- [GIVEN TASK]
Copy each record exactly as it reads, leaving out any pictures it holds.

* * * * *

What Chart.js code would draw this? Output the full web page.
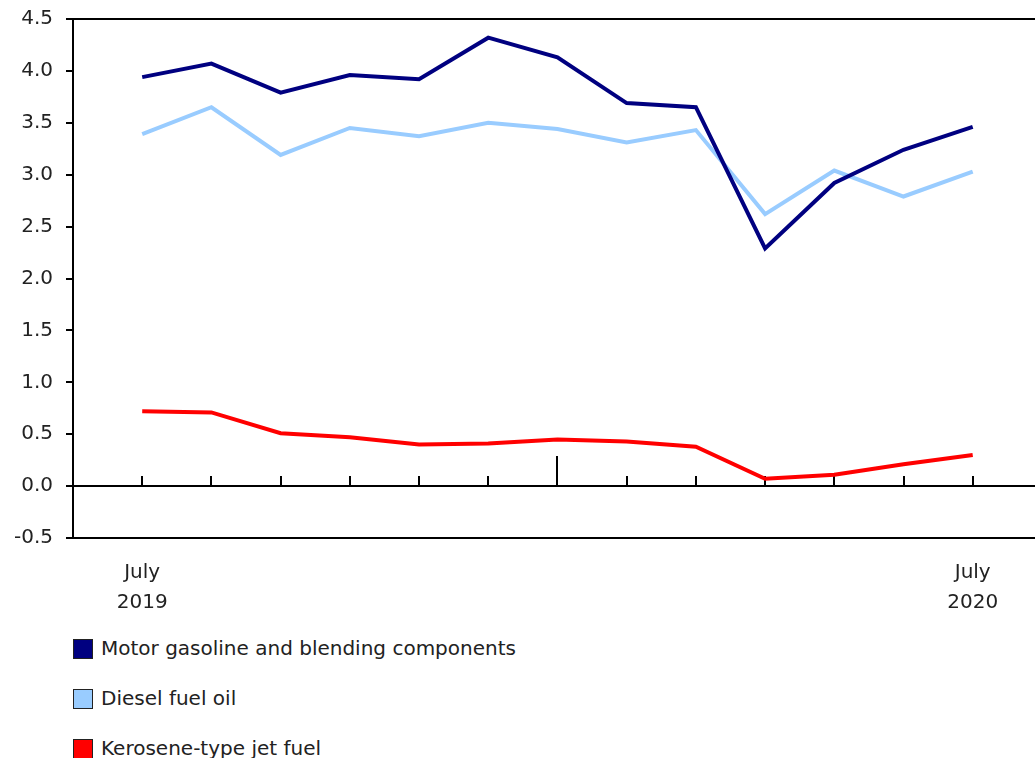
<!DOCTYPE html>
<html>
<head>
<meta charset="utf-8">
<script src="https://cdn.jsdelivr.net/npm/chart.js@4.4.1/dist/chart.umd.min.js"></script>
<style>
  html, body { margin: 0; padding: 0; background: #fff; overflow: hidden; width: 1035px; height: 758px; }
  #wrap { position: absolute; left: 0; top: -6px; width: 1035px; height: 631px; }
  .legend { position: absolute; left: 73px; top: 0; font-family: "DejaVu Sans", Verdana, sans-serif; font-size: 20px; color: #222; }
  .legend .item { position: absolute; left: 0; white-space: nowrap; height: 20px; line-height: 20px; }
  .legend .box { display: inline-block; width: 20px; height: 20px; border: 1.5px solid #222; vertical-align: -4px; margin-right: 8px; box-sizing: border-box; }
</style>
</head>
<body>
<div id="wrap"><canvas id="chart" width="1035" height="631"></canvas></div>
<div class="legend" id="legend"></div>
<script>
const months = ['July 2019', 'August 2019', 'September 2019', 'October 2019', 'November 2019', 'December 2019',
  'January 2020', 'February 2020', 'March 2020', 'April 2020', 'May 2020', 'June 2020', 'July 2020'];
const gasoline = [3.94, 4.07, 3.79, 3.96, 3.92, 4.32, 4.13, 3.69, 3.65, 2.29, 2.92, 3.24, 3.46];
const diesel = [3.39, 3.65, 3.19, 3.45, 3.37, 3.50, 3.44, 3.31, 3.43, 2.62, 3.04, 2.79, 3.03];
const kerosene = [0.72, 0.71, 0.51, 0.47, 0.40, 0.41, 0.45, 0.43, 0.38, 0.07, 0.11, 0.21, 0.30];
const seriesNames = ['Motor gasoline and blending components', 'Diesel fuel oil', 'Kerosene-type jet fuel'];
const seriesColors = ['#000080', '#99ccff', '#ff0000'];
const yTicks = [-0.5, 0, 0.5, 1, 1.5, 2, 2.5, 3, 3.5, 4, 4.5];

const toPoints = arr => arr.map((v, i) => ({ x: i, y: v }));
const fontFamily = "'DejaVu Sans', Verdana, sans-serif";

const zeroLine = {
  id: 'zeroLine',
  beforeDatasetsDraw(chart) {
    const { ctx, chartArea, scales } = chart;
    const y0 = Math.round(scales.y.getPixelForValue(0));
    ctx.save();
    ctx.strokeStyle = '#000';
    ctx.lineWidth = 2;
    ctx.beginPath();
    ctx.moveTo(chartArea.left, y0);
    ctx.lineTo(chartArea.right, y0);
    ctx.moveTo(chartArea.left, chartArea.top);
    ctx.lineTo(chartArea.right, chartArea.top);
    ctx.stroke();
    months.forEach((m, i) => {
      const x = Math.round(scales.x.getPixelForValue(i));
      const len = m.startsWith('January') ? 30 : 10;
      ctx.beginPath();
      ctx.moveTo(x, y0);
      ctx.lineTo(x, y0 - len);
      ctx.stroke();
    });
    ctx.restore();
  }
};

new Chart(document.getElementById('chart'), {
  type: 'line',
  data: {
    datasets: [gasoline, diesel, kerosene].map((arr, k) => ({
      label: seriesNames[k],
      data: toPoints(arr),
      borderColor: seriesColors[k],
      backgroundColor: seriesColors[k],
      borderWidth: 4,
      pointRadius: 0,
      tension: 0,
    })),
  },
  options: {
    responsive: false,
    animation: false,
    layout: { padding: { top: 5, right: 0, left: 0, bottom: 0 } },
    plugins: { legend: { display: false }, tooltip: { enabled: false } },
    scales: {
      x: {
        type: 'linear',
        min: -1,
        max: 12.9,
        afterFit(scale) { scale.height = 87; },
        afterBuildTicks(scale) { scale.ticks = [{ value: 0 }, { value: 12 }]; },
        ticks: {
          padding: 12,
          maxRotation: 0,
          autoSkip: false,
          color: '#222',
          font: { family: fontFamily, size: 20, lineHeight: 1.5 },
          callback: v => {
            const parts = months[v].split(' ');
            return [parts[0], parts[1]];
          },
        },
        grid: { display: false },
        border: { display: true, color: '#000', width: 2 },
      },
      y: {
        min: -0.5,
        max: 4.5,
        afterFit(scale) { scale.width = 73; },
        afterBuildTicks(scale) { scale.ticks = yTicks.map(v => ({ value: v })); },
        ticks: {
          padding: 13,
          color: '#222',
          font: { family: fontFamily, size: 20 },
          callback: v => v.toFixed(1),
        },
        grid: { drawOnChartArea: false, drawTicks: true, tickLength: 7, color: '#000', lineWidth: 2 },
        border: { display: true, color: '#000', width: 2 },
      },
    },
  },
  plugins: [zeroLine],
});

const legend = document.getElementById('legend');
seriesNames.forEach((name, k) => {
  const item = document.createElement('div');
  item.className = 'item';
  item.style.top = (638 + k * 50) + 'px';
  const box = document.createElement('span');
  box.className = 'box';
  box.style.background = seriesColors[k];
  item.appendChild(box);
  item.appendChild(document.createTextNode(name));
  legend.appendChild(item);
});
</script>
</body>
</html>
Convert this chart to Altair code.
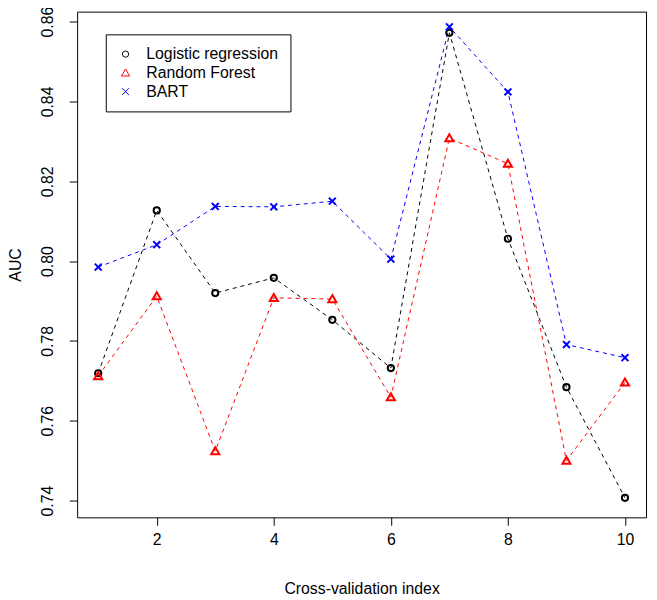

* * * * *

- [OUTPUT]
What Chart.js code would draw this? Output the full web page.
<!DOCTYPE html>
<html>
<head>
<meta charset="utf-8">
<script src="https://cdn.jsdelivr.net/npm/chart.js@4.4.1/dist/chart.umd.min.js"></script>
<style>
  html, body { margin: 0; padding: 0; background: #fff; overflow: hidden; width: 1035px; height: 758px; }
  #wrap { position: absolute; left: 0; top: -6px; width: 1035px; height: 631px; }
  .legend { position: absolute; left: 73px; top: 0; font-family: "DejaVu Sans", Verdana, sans-serif; font-size: 20px; color: #222; }
  .legend .item { position: absolute; left: 0; white-space: nowrap; height: 20px; line-height: 20px; }
  .legend .box { display: inline-block; width: 20px; height: 20px; border: 1.5px solid #222; vertical-align: -4px; margin-right: 8px; box-sizing: border-box; }
</style>
</head>
<body>
<div id="wrap"><canvas id="chart" width="1035" height="631"></canvas></div>
<div class="legend" id="legend"></div>
<script>
const months = ['July 2019', 'August 2019', 'September 2019', 'October 2019', 'November 2019', 'December 2019',
  'January 2020', 'February 2020', 'March 2020', 'April 2020', 'May 2020', 'June 2020', 'July 2020'];
const gasoline = [3.94, 4.07, 3.79, 3.96, 3.92, 4.32, 4.13, 3.69, 3.65, 2.29, 2.92, 3.24, 3.46];
const diesel = [3.39, 3.65, 3.19, 3.45, 3.37, 3.50, 3.44, 3.31, 3.43, 2.62, 3.04, 2.79, 3.03];
const kerosene = [0.72, 0.71, 0.51, 0.47, 0.40, 0.41, 0.45, 0.43, 0.38, 0.07, 0.11, 0.21, 0.30];
const seriesNames = ['Motor gasoline and blending components', 'Diesel fuel oil', 'Kerosene-type jet fuel'];
const seriesColors = ['#000080', '#99ccff', '#ff0000'];
const yTicks = [-0.5, 0, 0.5, 1, 1.5, 2, 2.5, 3, 3.5, 4, 4.5];

const toPoints = arr => arr.map((v, i) => ({ x: i, y: v }));
const fontFamily = "'DejaVu Sans', Verdana, sans-serif";

const zeroLine = {
  id: 'zeroLine',
  beforeDatasetsDraw(chart) {
    const { ctx, chartArea, scales } = chart;
    const y0 = Math.round(scales.y.getPixelForValue(0));
    ctx.save();
    ctx.strokeStyle = '#000';
    ctx.lineWidth = 2;
    ctx.beginPath();
    ctx.moveTo(chartArea.left, y0);
    ctx.lineTo(chartArea.right, y0);
    ctx.moveTo(chartArea.left, chartArea.top);
    ctx.lineTo(chartArea.right, chartArea.top);
    ctx.stroke();
    months.forEach((m, i) => {
      const x = Math.round(scales.x.getPixelForValue(i));
      const len = m.startsWith('January') ? 30 : 10;
      ctx.beginPath();
      ctx.moveTo(x, y0);
      ctx.lineTo(x, y0 - len);
      ctx.stroke();
    });
    ctx.restore();
  }
};

new Chart(document.getElementById('chart'), {
  type: 'line',
  data: {
    datasets: [gasoline, diesel, kerosene].map((arr, k) => ({
      label: seriesNames[k],
      data: toPoints(arr),
      borderColor: seriesColors[k],
      backgroundColor: seriesColors[k],
      borderWidth: 4,
      pointRadius: 0,
      tension: 0,
    })),
  },
  options: {
    responsive: false,
    animation: false,
    layout: { padding: { top: 5, right: 0, left: 0, bottom: 0 } },
    plugins: { legend: { display: false }, tooltip: { enabled: false } },
    scales: {
      x: {
        type: 'linear',
        min: -1,
        max: 12.9,
        afterFit(scale) { scale.height = 87; },
        afterBuildTicks(scale) { scale.ticks = [{ value: 0 }, { value: 12 }]; },
        ticks: {
          padding: 12,
          maxRotation: 0,
          autoSkip: false,
          color: '#222',
          font: { family: fontFamily, size: 20, lineHeight: 1.5 },
          callback: v => {
            const parts = months[v].split(' ');
            return [parts[0], parts[1]];
          },
        },
        grid: { display: false },
        border: { display: true, color: '#000', width: 2 },
      },
      y: {
        min: -0.5,
        max: 4.5,
        afterFit(scale) { scale.width = 73; },
        afterBuildTicks(scale) { scale.ticks = yTicks.map(v => ({ value: v })); },
        ticks: {
          padding: 13,
          color: '#222',
          font: { family: fontFamily, size: 20 },
          callback: v => v.toFixed(1),
        },
        grid: { drawOnChartArea: false, drawTicks: true, tickLength: 7, color: '#000', lineWidth: 2 },
        border: { display: true, color: '#000', width: 2 },
      },
    },
  },
  plugins: [zeroLine],
});

const legend = document.getElementById('legend');
seriesNames.forEach((name, k) => {
  const item = document.createElement('div');
  item.className = 'item';
  item.style.top = (638 + k * 50) + 'px';
  const box = document.createElement('span');
  box.className = 'box';
  box.style.background = seriesColors[k];
  item.appendChild(box);
  item.appendChild(document.createTextNode(name));
  legend.appendChild(item);
});
</script>
</body>
</html>
Convert this chart to Altair code.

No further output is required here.